3)      Perlu segera mewujudkan landasan hukum yang kuat bagi pengembangan kawasan agropolitan dengan menetapkan peraturan daerah tentang penataan ruang dan masterplan yang mengatur pengembangan kawasan agropolitan berdasarkan Undang-Undang Nomor 26 Tahun 2007 tentang Penataan Ruang.












DAFTAR PUSTAKA

Daidullah, Samsudin T. 2006. Strategi Pengembangan Agropolitan Dinas Tanaman Pangan Hortikula, Perkebunan dan Peternakan Kabupaten Boul. Yogyakarta. Thesis: Program Studi Magister Manajemen Agribisnis Sekolah Pascasarjana Universitas Gajahmada 2006.

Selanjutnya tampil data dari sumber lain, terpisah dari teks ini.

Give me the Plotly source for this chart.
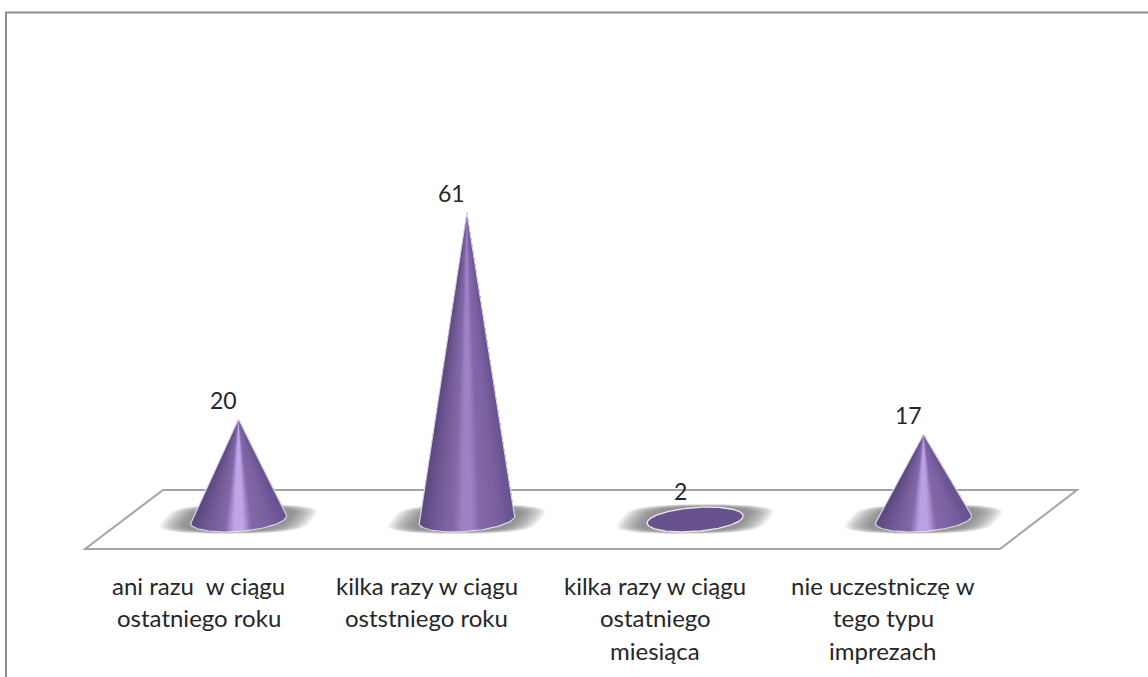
import numpy as np
import plotly.graph_objects as go

# ---- data ----
categories = [
    "ani razu  w ciągu<br>ostatniego roku",
    "kilka razy w ciągu<br>oststniego roku",
    "kilka razy w ciągu<br>ostatniego<br>miesiąca",
    "nie uczestniczę w<br>tego typu<br>imprezach",
]
values = [20, 61, 2, 17]

# ---- layout constants (pixels on the page) ----
W, H = 1148, 677
PX_LEFT_CENTRE, PX_STEP = 238.5, 228.33
PX_ZERO, PX_PER_UNIT = 520.0, 5.05
PLOT_BOTTOM = 555
FONT = "Lato"
TXT = "#262626"

def ux(px):      # horizontal pixel distance -> x-axis units
    return px / PX_STEP
def uy(px):      # vertical pixel distance -> y-axis units
    return px / PX_PER_UNIT
def xa(px):      # page x -> axis x
    return (px - PX_LEFT_CENTRE) / PX_STEP
def ya(py):      # page y -> axis y
    return (PX_ZERO - py) / PX_PER_UNIT

fig = go.Figure()

# --- soft shadows under the cones: sharp above and below, fading sideways
for i in range(len(values)):
    layers = 12
    for k in range(layers):
        f = k / (layers - 1)
        A = 74 - 24 * f
        B = 15.0 - 2.5 * f
        t = np.linspace(0, 2 * np.pi, 97)
        c, s = np.cos(t), np.sin(t)
        yp = B * np.sign(s) * np.abs(s) ** 0.45
        xp = A * np.sign(c) * np.abs(c) ** 0.9 - 0.8 * yp
        fig.add_trace(go.Scatter(
            x=i + ux(xp), y=ya(519) - uy(yp), mode="lines", fill="toself",
            fillcolor="rgba(110,110,110,0.095)", line=dict(width=0),
            hoverinfo="skip", showlegend=False))

# --- cones
STOPS_U = [-1.0, -0.6, -0.28, -0.1, 0.0, 0.1, 0.28, 0.6, 1.0]
def shade(u, hi):
    edge_l = (92, 73, 128)
    mid_l = (116, 92, 152)
    side = (130, 104, 168)
    edge_r = (104, 82, 146)
    mid_r = (124, 98, 162)
    stops = [edge_l, mid_l, side, hi, hi, hi, side, mid_r, edge_r]
    ch = [np.interp(u, STOPS_U, [p[j] for p in stops]) for j in range(3)]
    return "rgb(%d,%d,%d)" % tuple(int(round(v)) for v in ch)

highlights = [(190, 164, 232), (158, 128, 198), (104, 82, 142), (186, 160, 228)]
BASE_A, BASE_B, BASE_TILT = 48.0, 12.0, 3.5
BASE_CY = 519.5

def base_point(t):
    xp = BASE_A * np.cos(t)
    yp = BASE_B * np.sin(t) - BASE_TILT * np.cos(t)
    return xp, yp      # page-pixel offsets, y downward

for i, v in enumerate(values):
    apex_x, apex_y = i, v
    cy = ya(BASE_CY)
    t_all = np.linspace(0, 2 * np.pi, 241)
    ex, ey = base_point(t_all)
    if v < 4:
        # the cone is so short that only its base is visible
        fig.add_trace(go.Scatter(
            x=i + ux(ex), y=cy - uy(ey), mode="lines", fill="toself",
            fillcolor="rgb(104,82,142)", line=dict(color="#e9e6ef", width=1.4),
            hoverinfo="skip", showlegend=False))
        continue
    # front arc, left tangent to right tangent
    n = 64
    t_front = np.linspace(np.pi + 0.15, -0.15, n + 1)
    fx, fy = base_point(t_front)
    X = i + ux(fx)
    Y = cy - uy(fy)
    # painter's order: each fan piece covers everything to its right, so no seams
    for k in range(n):
        um = (fx[k] + fx[k + 1]) / 2 / BASE_A
        col = shade(um, highlights[i])
        xs = [apex_x] + list(X[k:]) + [apex_x]
        ys = [apex_y] + list(Y[k:]) + [apex_y]
        fig.add_trace(go.Scatter(
            x=xs, y=ys, mode="lines", fill="toself", fillcolor=col,
            line=dict(width=0), hoverinfo="skip", showlegend=False))
    # pale rim around the cone
    fig.add_trace(go.Scatter(
        x=[apex_x] + list(X) + [apex_x],
        y=[apex_y] + list(Y) + [apex_y],
        mode="lines", line=dict(color="rgba(240,238,245,0.85)", width=1.2),
        hoverinfo="skip", showlegend=False))

# --- floor and outer frame
def xp_paper(px):
    return px / W
def yp_paper(py):
    return 1 - py / PLOT_BOTTOM

floor_path = "M {} {} L {} {} L {} {} L {} {} Z".format(
    xa(85), ya(549), xa(1000), ya(549), xa(1077), ya(490), xa(163), ya(490))
shapes = [
    dict(type="path", path=floor_path, xref="x", yref="y", layer="below",
         fillcolor="white", line=dict(color="#a4a4a4", width=2)),
    dict(type="line", xref="paper", yref="paper", x0=xp_paper(6), x1=xp_paper(6),
         y0=yp_paper(12), y1=yp_paper(677), layer="below",
         line=dict(color="#8f8f8f", width=2)),
    dict(type="line", xref="paper", yref="paper", x0=xp_paper(5), x1=xp_paper(1148),
         y0=yp_paper(12.5), y1=yp_paper(12.5), layer="below",
         line=dict(color="#8f8f8f", width=2)),
]

annotations = []
# --- value labels
for i, v in enumerate(values):
    annotations.append(dict(
        x=i, y=v, xref="x", yref="y", text=str(v), showarrow=False,
        xshift=-15, yshift=19, xanchor="center", yanchor="middle",
        font=dict(family=FONT, size=23, color=TXT)))
# --- category labels, with the wide line spacing of the original
LINE_Y = [30, 62, 95]
for i, cat in enumerate(categories):
    for j, line in enumerate(cat.split("<br>")):
        annotations.append(dict(
            x=i, y=0, xref="x", yref="paper", text=line.replace("  ", "&nbsp; "),
            showarrow=False, xanchor="center", yanchor="middle",
            yshift=-LINE_Y[j], xshift=-40,
            font=dict(family=FONT, size=24, color=TXT)))

fig.update_layout(
    width=W, height=H, margin=dict(l=0, r=0, t=0, b=H - PLOT_BOTTOM, pad=0),
    paper_bgcolor="white", plot_bgcolor="rgba(0,0,0,0)", showlegend=False,
    xaxis=dict(range=[xa(0), xa(W)], visible=False, tickvals=list(range(len(categories)))),
    yaxis=dict(range=[ya(PLOT_BOTTOM), ya(0)], visible=False),
    shapes=shapes, annotations=annotations,
)
fig.write_html("out.html", config=dict(displayModeBar=False),
               post_script="document.body.style.margin='0';document.documentElement.style.overflow='hidden';")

Deni, Ruchyat. 2007. Pengembangan Kawasan Agropolitan dalam Rangka Pengembangan Wilayah Berbasis RTRWN. Direktor Jenderal Penataan Ruang Departemen Pemukiman dan Prasarana Wilayah R.I. Jakarta.

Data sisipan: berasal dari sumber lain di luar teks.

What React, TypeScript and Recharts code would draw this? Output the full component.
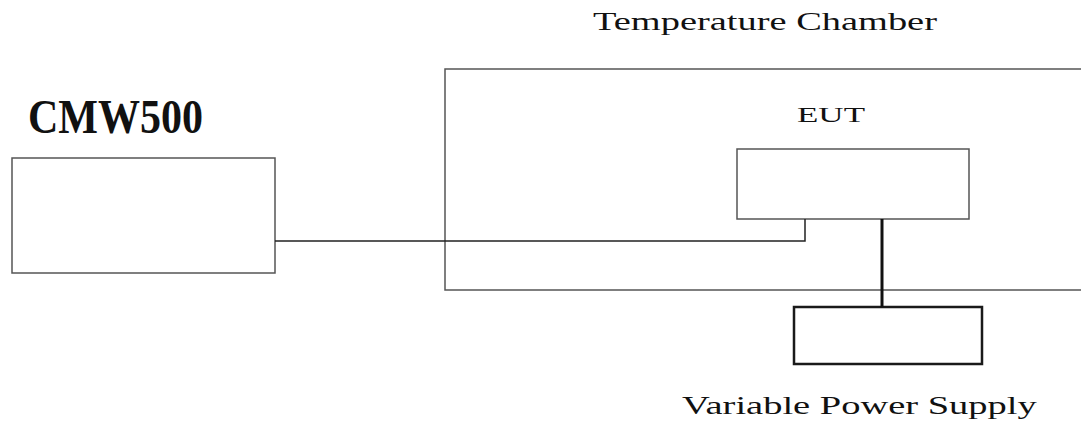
import { useLayoutEffect, useRef, useState } from 'react'
import { ComposedChart, XAxis, YAxis, ReferenceArea, Line, Scatter } from 'recharts'

// Diagram laid out in a 1081 x 421 unit space (y grows downward)
const boxNames = ['CMW500', 'Temperature Chamber', 'EUT', 'Variable Power Supply']
const boxLeft = [12, 445, 737, 794]
const boxRight = [275, 1090, 969, 982]
const boxTop = [158, 69, 149, 307]
const boxBottom = [273, 290, 219, 364]

// RF cable: CMW500 -> EUT, power cable: EUT -> supply
const rfCableX = [275, 805, 805]
const rfCableY = [241, 241, 219]
const powerCableX = [882, 882]
const powerCableY = [219, 307]

const labelTexts = ['CMW500', 'Temperature Chamber', 'EUT', 'Variable Power Supply']
const labelLeft = [28, 593, 797, 682]
const labelBaseline = [133, 30, 122, 414]

const rfCable = rfCableX.map((x, i) => ({ x, y: rfCableY[i] }))
const powerCable = powerCableX.map((x, i) => ({ x, y: powerCableY[i] }))
const labels = labelTexts.map((text, i) => ({ text, x: labelLeft[i], y: labelBaseline[i] }))

// font size (sets the letter height) and the width the text is stretched to
const labelStyle: Record<string, { size: number; length: number; weight: number }> = {
  CMW500: { size: 48, length: 175, weight: 700 },
  'Temperature Chamber': { size: 26, length: 344, weight: 400 },
  EUT: { size: 22, length: 68, weight: 400 },
  'Variable Power Supply': { size: 26, length: 355, weight: 400 },
}

function LabelShape(props: any) {
  const { cx, cy, payload } = props
  const s = labelStyle[payload.text]
  const ref = useRef<SVGTextElement>(null)
  const [sx, setSx] = useState(1)

  useLayoutEffect(() => {
    if (!ref.current) return
    const w = ref.current.getComputedTextLength()
    if (w > 0) setSx(s.length / w)
  }, [s.length])

  return (
    <text
      ref={ref}
      x={0}
      y={0}
      transform={`translate(${cx},${cy}) scale(${sx},1)`}
      fontFamily="'Liberation Serif', 'DejaVu Serif', serif"
      fontSize={s.size}
      fontWeight={s.weight}
      fill="#111"
    >
      {payload.text}
    </text>
  )
}

export default function App() {
  return (
    <div style={{ width: 1081, height: 421, background: '#fff' }}>
      <style>{'body{margin:0}'}</style>
      <ComposedChart width={1081} height={421} margin={{ top: 0, right: 0, bottom: 0, left: 0 }}>
        <XAxis type="number" dataKey="x" domain={[0, 1081]} hide allowDataOverflow />
        <YAxis type="number" dataKey="y" domain={[0, 421]} reversed hide allowDataOverflow />
        {boxNames.map((name, i) => (
          <ReferenceArea
            key={name}
            x1={boxLeft[i]}
            x2={boxRight[i]}
            y1={boxTop[i]}
            y2={boxBottom[i]}
            fill="#fff"
            fillOpacity={0}
            stroke={name === 'Variable Power Supply' ? '#1a1a1a' : '#555'}
            strokeWidth={name === 'Variable Power Supply' ? 2.5 : 1.5}
            ifOverflow="hidden"
          />
        ))}
        <Line
          data={rfCable}
          dataKey="y"
          type="linear"
          stroke="#222"
          strokeWidth={1.5}
          dot={false}
          activeDot={false}
          isAnimationActive={false}
        />
        <Line
          data={powerCable}
          dataKey="y"
          type="linear"
          stroke="#111"
          strokeWidth={3}
          dot={false}
          activeDot={false}
          isAnimationActive={false}
        />
        <Scatter data={labels} dataKey="y" shape={<LabelShape />} isAnimationActive={false} />
      </ComposedChart>
    </div>
  )
}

https://id.wikipedia.org/wiki/Agropolitan
http://www.kompasiana.com/a.ditafebriyanti/konsep-agropolitan-sebagai-upaya-pengembangan-kawasan-pedesaan-studi-kasus-kabupaten-pemalang_550ee4ab8133111232bc60e0
Pranoto, S. 2005. Pembangunan Perdesaan Berkelanjutan melalui Model Pengembangan Agropolitan (Disertasi). Sekolah Pasca Sarjana, Institut Pertanian Bogor. Bogor.

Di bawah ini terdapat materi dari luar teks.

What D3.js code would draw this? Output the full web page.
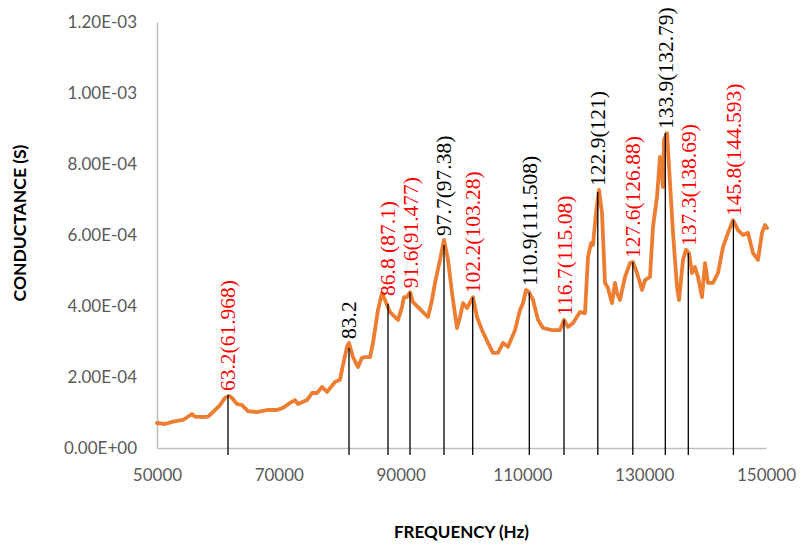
<!DOCTYPE html>
<html>
<head>
<meta charset="utf-8">
<script src="https://cdnjs.cloudflare.com/ajax/libs/d3/7.8.5/d3.min.js"></script>
<style>
  html, body { margin: 0; padding: 0; background: #fff; }
  svg { display: block; }
</style>
</head>
<body>
<svg id="chart" width="801" height="547"></svg>
<script>
// ---- data ----
const freq = [50000,51314,52627,54269,55747,56240,57553,58374,59031,60345,61166,61822,62315,63136,63957,64943,66420,68062,69704,70690,71839,72660,73153,74631,75452,76273,77094,77915,79228,80049,80542,81199,81527,82184,83005,83662,84154,84975,85468,86289,86945,87438,88259,89573,90230,90558,91051,91544,92036,92857,93678,94499,95156,95649,96470,97126,97783,98440,99261,99754,100246,100903,101888,102545,103366,104351,105172,105993,106814,107635,108785,109606,110099,110591,111084,111741,112562,113383,114860,116174,116831,117488,118309,119458,120279,120772,121264,121593,122085,122578,123071,123563,124056,124713,125205,125534,126026,126847,127668,128161,128818,129639,130131,130952,131445,132102,132594,133087,133251,133744,134236,134729,135386,135714,136371,136864,137356,137849,138342,138834,139491,139984,140476,141297,142118,142939,143760,144581,145402,146223,147044,147865,148686,149343,149836,150164];
const conductance = [7.04e-5,6.76e-5,7.41e-5,7.89e-5,9.58e-5,8.82e-5,8.73e-5,8.82e-5,9.86e-5,1.21e-4,1.41e-4,1.47e-4,1.41e-4,1.24e-4,1.21e-4,1.04e-4,1.01e-4,1.07e-4,1.07e-4,1.13e-4,1.27e-4,1.35e-4,1.24e-4,1.35e-4,1.55e-4,1.55e-4,1.72e-4,1.58e-4,1.86e-4,1.92e-4,2.34e-4,2.85e-4,2.96e-4,2.56e-4,2.28e-4,2.54e-4,2.56e-4,2.56e-4,2.96e-4,3.89e-4,4.37e-4,4.17e-4,3.83e-4,3.61e-4,3.97e-4,4.25e-4,4.25e-4,4.39e-4,4.11e-4,3.97e-4,3.83e-4,3.69e-4,4.17e-4,4.65e-4,5.30e-4,5.86e-4,5.30e-4,4.37e-4,3.38e-4,3.69e-4,4.08e-4,3.94e-4,4.25e-4,3.69e-4,3.32e-4,2.96e-4,2.68e-4,2.68e-4,2.96e-4,2.85e-4,3.32e-4,3.89e-4,4.08e-4,4.45e-4,4.39e-4,4.17e-4,3.61e-4,3.38e-4,3.32e-4,3.32e-4,3.61e-4,3.41e-4,3.52e-4,3.83e-4,3.80e-4,5.38e-4,5.77e-4,5.72e-4,6.62e-4,7.27e-4,6.62e-4,4.65e-4,4.51e-4,4.08e-4,4.65e-4,4.37e-4,4.17e-4,4.82e-4,5.21e-4,5.24e-4,4.93e-4,4.45e-4,4.73e-4,4.82e-4,6.23e-4,7.07e-4,8.20e-4,7.35e-4,8.68e-4,8.87e-4,7.46e-4,6.06e-4,4.54e-4,4.17e-4,5.30e-4,5.58e-4,5.49e-4,4.93e-4,5.10e-4,4.82e-4,4.25e-4,5.21e-4,4.65e-4,4.65e-4,4.93e-4,5.66e-4,6.06e-4,6.42e-4,6.14e-4,6.00e-4,6.06e-4,5.49e-4,5.30e-4,6.06e-4,6.28e-4,6.20e-4];

// resonance marker lines: frequency and marker top value
const markerFreq = [61658,81527,87931,91544,97126,101839,111134,116831,122381,128128,133465,137241,144647];
const markerTop  = [1.49e-4,2.82e-4,4.06e-4,4.39e-4,5.72e-4,4.25e-4,4.37e-4,3.61e-4,7.21e-4,5.24e-4,8.87e-4,5.49e-4,6.42e-4];
const markerLabels = ["63.2(61.968)","83.2","86.8 (87.1)","91.6(91.477)","97.7(97.38)","102.2(103.28)","110.9(111.508)","116.7(115.08)","122.9(121)","127.6(126.88)","133.9(132.79)","137.3(138.69)","145.8(144.593)"];
const markerIsCalc = [true,false,true,true,false,true,false,true,false,true,false,true,true];

const xTicks = [50000,70000,90000,110000,130000,150000];
const yTicks = [0,2e-4,4e-4,6e-4,8e-4,1e-3,1.2e-3];
const yTickLabels = ["0.00E+00","2.00E-04","4.00E-04","6.00E-04","8.00E-04","1.00E-03","1.20E-03"];
const xTitle = "FREQUENCY (Hz)";
const yTitle = "CONDUCTANCE (S)";

// ---- layout ----
const svg = d3.select("#chart");
const pL = 157, pR = 766, pT = 22, pB = 448;
const x = d3.scaleLinear().domain([50000,150000]).range([pL,pR]);
const y = d3.scaleLinear().domain([0,1.2e-3]).range([pB,pT]);

const tickFont = "Lato, 'Open Sans', sans-serif";

// y axis
const yAxis = d3.axisLeft(y).tickValues(yTicks).tickSize(0).tickPadding(20)
  .tickFormat((d,i) => yTickLabels[i]);
const gy = svg.append("g").attr("transform", `translate(${pL},0)`).call(yAxis);
gy.select(".domain").attr("stroke", "#BFBFBF").attr("stroke-width", 1.5);
gy.selectAll("text").attr("font-family", tickFont).attr("font-size", 17).attr("fill", "#595959");

// x axis
const xAxis = d3.axisBottom(x).tickValues(xTicks).tickSize(0).tickPadding(21)
  .tickFormat(d3.format("d"));
const gx = svg.append("g").attr("transform", `translate(0,${pB})`).call(xAxis);
gx.select(".domain").attr("stroke", "#BFBFBF").attr("stroke-width", 1.5);
gx.selectAll("text").attr("font-family", tickFont).attr("font-size", 17).attr("fill", "#595959");

// curve
const pts = freq.map((f,i) => [f, conductance[i]]);
svg.append("path").datum(pts)
  .attr("fill", "none").attr("stroke", "#ED7D31").attr("stroke-width", 3.8)
  .attr("stroke-linejoin", "round").attr("stroke-linecap", "round")
  .attr("d", d3.line().x(d => x(d[0])).y(d => y(d[1])));

// marker lines
svg.append("g").selectAll("line").data(markerFreq).join("line")
  .attr("x1", d => x(d)).attr("x2", d => x(d))
  .attr("y1", (d,i) => y(markerTop[i])).attr("y2", pB + 7)
  .attr("stroke", "#000").attr("stroke-width", 1.3);

// labels: start just above the local curve maximum
function localMax(f) {
  let m = 0;
  pts.forEach(p => { if (Math.abs(x(p[0]) - x(f)) <= 6 && p[1] > m) m = p[1]; });
  return m;
}
svg.append("g").selectAll("text").data(markerFreq).join("text")
  .attr("transform", (d,i) => `translate(${x(d)},${Math.min(y(localMax(d)), y(markerTop[i])) - 4}) rotate(-90)`)
  .attr("y", 7.5)
  .attr("font-family", "'Liberation Serif', 'Times New Roman', serif")
  .attr("font-size", 21.5)
  .attr("fill", (d,i) => markerIsCalc[i] ? "#FF0000" : "#000")
  .text((d,i) => markerLabels[i]);

// axis titles
svg.append("text").attr("x", (pL+pR)/2).attr("y", 538)
  .attr("text-anchor", "middle").attr("font-family", tickFont).attr("font-weight", "bold")
  .attr("font-size", 17).attr("fill", "#000").text(xTitle);
svg.append("text").attr("transform", `translate(26,${(pT+pB)/2 - 12}) rotate(-90)`)
  .attr("text-anchor", "middle").attr("font-family", tickFont).attr("font-weight", "bold")
  .attr("font-size", 17.5).attr("fill", "#000").text(yTitle);
</script>
</body>
</html>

Rustiadi, E. 2007. Penataan Ruang dan Penguatan Infrastruktur Desa dalam Mendukung Konsep Agropolitan. Makalah Seminar dan Lokakarya Menuju Desa 2030. LPPM-IPB. Bogor.
Rustiadi, E, dkk. 2007. Agropolitan Membangun Ekonomi Perdesaan. Crestpent Press. Bogor. Undang-undang Nomor 26 Tahun 2007. Tentang Penataan Ruang. Sekretariat Negara 2007.